• What is needed
Your answer should be a single number: the count of lines in the material below that hold "this".
──────── Dataset extract
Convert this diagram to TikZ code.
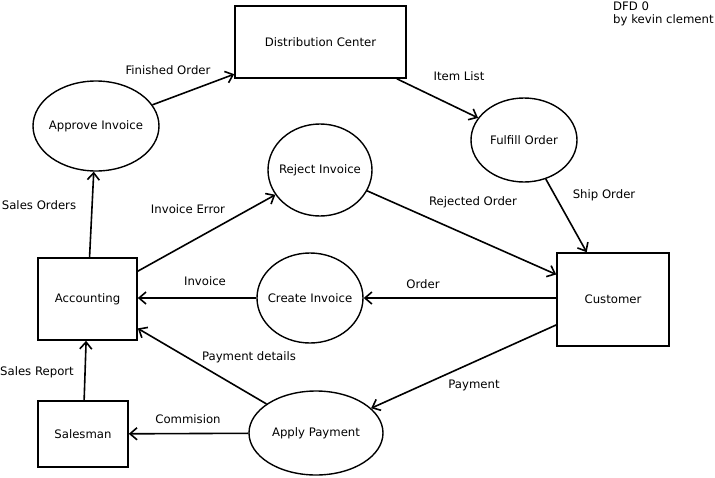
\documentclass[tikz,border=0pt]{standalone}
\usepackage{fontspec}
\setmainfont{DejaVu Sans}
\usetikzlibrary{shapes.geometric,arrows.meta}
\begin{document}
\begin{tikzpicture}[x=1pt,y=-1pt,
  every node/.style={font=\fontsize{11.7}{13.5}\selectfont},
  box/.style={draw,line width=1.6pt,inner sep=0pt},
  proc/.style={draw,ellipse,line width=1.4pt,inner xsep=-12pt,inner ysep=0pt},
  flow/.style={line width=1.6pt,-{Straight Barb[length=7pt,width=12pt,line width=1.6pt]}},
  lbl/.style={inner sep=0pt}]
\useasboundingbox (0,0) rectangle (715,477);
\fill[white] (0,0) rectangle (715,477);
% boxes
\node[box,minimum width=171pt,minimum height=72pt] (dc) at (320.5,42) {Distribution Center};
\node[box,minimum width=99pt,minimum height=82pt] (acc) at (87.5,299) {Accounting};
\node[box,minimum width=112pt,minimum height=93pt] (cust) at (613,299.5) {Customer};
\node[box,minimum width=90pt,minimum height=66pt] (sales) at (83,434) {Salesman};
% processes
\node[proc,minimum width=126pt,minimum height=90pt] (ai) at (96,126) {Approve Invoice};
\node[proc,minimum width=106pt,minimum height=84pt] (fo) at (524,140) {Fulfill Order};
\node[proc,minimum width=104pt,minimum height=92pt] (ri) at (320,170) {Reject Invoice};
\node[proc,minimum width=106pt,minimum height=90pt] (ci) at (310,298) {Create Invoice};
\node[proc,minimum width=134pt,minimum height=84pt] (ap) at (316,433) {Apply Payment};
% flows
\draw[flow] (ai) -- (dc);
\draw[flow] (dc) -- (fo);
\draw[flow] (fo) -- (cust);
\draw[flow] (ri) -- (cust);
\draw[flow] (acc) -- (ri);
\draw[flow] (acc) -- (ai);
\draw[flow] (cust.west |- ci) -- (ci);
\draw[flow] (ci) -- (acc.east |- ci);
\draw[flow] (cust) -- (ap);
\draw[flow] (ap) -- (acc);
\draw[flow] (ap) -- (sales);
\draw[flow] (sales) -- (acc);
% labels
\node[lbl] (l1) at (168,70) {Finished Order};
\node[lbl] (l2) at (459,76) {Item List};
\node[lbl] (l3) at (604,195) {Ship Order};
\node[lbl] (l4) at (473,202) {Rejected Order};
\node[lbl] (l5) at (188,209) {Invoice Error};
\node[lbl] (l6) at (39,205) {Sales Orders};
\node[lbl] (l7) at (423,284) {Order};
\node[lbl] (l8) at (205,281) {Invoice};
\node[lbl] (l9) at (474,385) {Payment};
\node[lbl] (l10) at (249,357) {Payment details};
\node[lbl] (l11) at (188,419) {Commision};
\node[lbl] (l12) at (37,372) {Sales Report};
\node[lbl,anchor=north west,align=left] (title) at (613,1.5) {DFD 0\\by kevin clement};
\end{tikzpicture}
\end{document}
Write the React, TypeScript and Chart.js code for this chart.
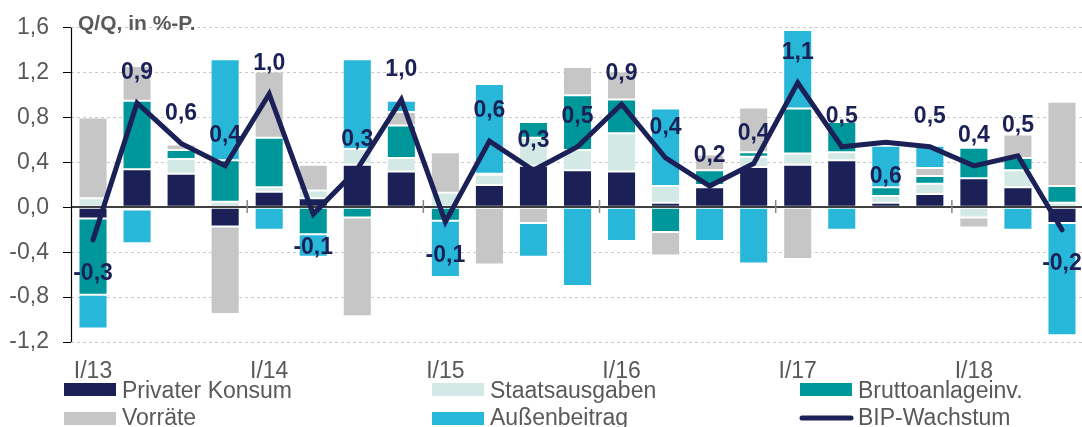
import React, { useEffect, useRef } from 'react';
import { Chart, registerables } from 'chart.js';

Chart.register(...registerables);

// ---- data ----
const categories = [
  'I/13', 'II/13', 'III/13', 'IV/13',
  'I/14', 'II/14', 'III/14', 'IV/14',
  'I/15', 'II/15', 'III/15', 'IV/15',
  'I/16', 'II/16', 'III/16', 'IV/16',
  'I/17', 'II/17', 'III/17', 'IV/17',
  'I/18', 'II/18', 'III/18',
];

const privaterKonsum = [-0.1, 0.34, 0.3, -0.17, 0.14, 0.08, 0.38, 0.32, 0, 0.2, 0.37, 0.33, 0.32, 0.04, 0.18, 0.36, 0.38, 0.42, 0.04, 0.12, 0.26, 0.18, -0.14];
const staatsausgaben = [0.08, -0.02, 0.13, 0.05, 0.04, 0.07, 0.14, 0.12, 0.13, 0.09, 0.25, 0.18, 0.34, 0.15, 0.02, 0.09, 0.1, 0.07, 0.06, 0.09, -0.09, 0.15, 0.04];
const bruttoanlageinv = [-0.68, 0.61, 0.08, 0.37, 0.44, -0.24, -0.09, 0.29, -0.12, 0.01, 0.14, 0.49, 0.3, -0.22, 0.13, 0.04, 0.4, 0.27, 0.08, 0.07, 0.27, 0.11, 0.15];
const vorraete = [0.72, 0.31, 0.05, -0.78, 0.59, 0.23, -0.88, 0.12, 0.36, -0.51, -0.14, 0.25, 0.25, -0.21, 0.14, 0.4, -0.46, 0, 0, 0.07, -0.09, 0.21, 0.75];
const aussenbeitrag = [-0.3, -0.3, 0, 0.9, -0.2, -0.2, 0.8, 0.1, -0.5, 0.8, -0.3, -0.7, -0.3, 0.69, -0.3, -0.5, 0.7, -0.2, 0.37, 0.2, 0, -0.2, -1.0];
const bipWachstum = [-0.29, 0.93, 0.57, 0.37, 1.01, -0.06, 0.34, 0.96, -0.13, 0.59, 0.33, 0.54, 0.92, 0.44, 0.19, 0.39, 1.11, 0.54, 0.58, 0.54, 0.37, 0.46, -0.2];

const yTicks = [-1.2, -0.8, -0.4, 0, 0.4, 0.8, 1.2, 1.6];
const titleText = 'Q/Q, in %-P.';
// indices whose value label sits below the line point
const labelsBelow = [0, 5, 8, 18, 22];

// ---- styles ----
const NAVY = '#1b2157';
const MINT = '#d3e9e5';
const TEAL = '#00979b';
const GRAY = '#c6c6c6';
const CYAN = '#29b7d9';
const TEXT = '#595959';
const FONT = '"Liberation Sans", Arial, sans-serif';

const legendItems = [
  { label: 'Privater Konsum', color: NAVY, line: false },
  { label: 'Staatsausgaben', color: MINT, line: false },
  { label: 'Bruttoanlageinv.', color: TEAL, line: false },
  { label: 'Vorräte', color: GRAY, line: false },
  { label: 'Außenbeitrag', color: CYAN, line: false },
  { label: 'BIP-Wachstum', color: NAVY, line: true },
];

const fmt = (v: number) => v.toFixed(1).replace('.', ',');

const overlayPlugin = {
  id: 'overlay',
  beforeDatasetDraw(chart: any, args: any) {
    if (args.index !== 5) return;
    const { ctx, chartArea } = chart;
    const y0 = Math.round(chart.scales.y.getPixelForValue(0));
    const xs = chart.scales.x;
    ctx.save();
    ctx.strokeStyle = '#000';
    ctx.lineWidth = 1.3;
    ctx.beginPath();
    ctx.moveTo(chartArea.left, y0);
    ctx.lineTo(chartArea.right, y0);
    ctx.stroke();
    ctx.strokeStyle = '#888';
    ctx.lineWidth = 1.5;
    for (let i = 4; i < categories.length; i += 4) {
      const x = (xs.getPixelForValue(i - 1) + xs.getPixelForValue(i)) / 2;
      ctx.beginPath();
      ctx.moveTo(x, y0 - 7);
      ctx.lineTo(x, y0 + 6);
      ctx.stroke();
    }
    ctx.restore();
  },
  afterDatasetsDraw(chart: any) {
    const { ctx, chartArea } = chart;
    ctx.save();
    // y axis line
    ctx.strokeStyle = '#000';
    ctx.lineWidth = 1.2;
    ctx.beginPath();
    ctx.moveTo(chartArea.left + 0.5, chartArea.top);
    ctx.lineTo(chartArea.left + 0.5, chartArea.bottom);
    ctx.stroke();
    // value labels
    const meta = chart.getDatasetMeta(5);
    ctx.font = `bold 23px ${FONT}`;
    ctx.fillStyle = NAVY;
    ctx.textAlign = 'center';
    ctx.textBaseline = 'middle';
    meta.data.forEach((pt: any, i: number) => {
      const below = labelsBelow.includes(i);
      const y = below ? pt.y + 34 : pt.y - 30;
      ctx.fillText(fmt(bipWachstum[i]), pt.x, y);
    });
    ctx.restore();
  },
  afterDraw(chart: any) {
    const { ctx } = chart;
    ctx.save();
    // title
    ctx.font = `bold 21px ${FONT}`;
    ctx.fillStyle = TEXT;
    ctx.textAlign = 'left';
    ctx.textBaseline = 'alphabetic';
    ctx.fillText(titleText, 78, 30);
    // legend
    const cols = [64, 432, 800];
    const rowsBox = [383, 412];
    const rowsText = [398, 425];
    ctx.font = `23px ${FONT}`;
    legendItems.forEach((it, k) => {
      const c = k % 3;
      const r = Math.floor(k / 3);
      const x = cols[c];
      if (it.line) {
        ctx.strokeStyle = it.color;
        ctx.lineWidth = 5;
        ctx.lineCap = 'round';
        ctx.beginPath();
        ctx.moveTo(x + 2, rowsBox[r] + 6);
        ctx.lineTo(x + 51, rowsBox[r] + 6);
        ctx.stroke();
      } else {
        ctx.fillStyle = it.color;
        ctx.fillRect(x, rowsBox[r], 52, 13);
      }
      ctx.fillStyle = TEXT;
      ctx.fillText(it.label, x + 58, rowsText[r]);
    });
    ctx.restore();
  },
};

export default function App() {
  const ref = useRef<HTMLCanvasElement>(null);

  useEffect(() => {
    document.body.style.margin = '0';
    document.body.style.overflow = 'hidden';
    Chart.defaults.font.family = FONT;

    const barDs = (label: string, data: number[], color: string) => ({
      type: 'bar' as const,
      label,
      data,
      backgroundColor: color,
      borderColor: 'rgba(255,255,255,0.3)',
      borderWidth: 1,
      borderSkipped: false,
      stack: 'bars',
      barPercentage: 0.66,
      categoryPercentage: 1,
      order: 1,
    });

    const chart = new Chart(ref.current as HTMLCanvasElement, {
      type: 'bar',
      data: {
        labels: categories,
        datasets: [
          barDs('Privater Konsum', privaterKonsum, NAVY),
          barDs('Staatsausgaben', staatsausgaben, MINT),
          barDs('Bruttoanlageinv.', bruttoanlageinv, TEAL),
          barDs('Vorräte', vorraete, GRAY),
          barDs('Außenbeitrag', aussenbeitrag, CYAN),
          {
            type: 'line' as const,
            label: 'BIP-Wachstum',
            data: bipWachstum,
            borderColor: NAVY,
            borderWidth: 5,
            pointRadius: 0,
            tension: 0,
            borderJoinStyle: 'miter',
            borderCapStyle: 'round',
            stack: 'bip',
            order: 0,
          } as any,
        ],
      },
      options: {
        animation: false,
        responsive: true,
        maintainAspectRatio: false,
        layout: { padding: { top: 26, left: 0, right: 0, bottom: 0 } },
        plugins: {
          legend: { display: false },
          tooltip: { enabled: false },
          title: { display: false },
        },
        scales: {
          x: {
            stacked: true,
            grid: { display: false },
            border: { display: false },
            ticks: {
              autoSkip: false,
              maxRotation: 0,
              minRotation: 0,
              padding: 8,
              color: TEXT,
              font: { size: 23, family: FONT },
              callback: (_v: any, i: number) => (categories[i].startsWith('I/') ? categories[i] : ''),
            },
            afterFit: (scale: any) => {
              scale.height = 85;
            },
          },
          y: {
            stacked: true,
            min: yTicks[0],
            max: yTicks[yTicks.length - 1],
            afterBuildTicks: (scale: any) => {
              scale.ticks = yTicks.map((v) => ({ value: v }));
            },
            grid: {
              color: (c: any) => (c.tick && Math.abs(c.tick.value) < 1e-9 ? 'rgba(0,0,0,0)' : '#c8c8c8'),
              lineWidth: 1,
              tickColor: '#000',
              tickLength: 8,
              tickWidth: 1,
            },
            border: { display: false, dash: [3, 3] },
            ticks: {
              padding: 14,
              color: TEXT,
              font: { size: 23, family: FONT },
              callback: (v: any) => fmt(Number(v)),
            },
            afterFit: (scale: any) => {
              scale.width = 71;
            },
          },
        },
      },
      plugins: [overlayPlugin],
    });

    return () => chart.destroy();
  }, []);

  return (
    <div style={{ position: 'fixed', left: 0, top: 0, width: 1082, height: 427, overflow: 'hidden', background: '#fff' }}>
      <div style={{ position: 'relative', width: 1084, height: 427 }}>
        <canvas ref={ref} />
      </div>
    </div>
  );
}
────────────────
• Reply
2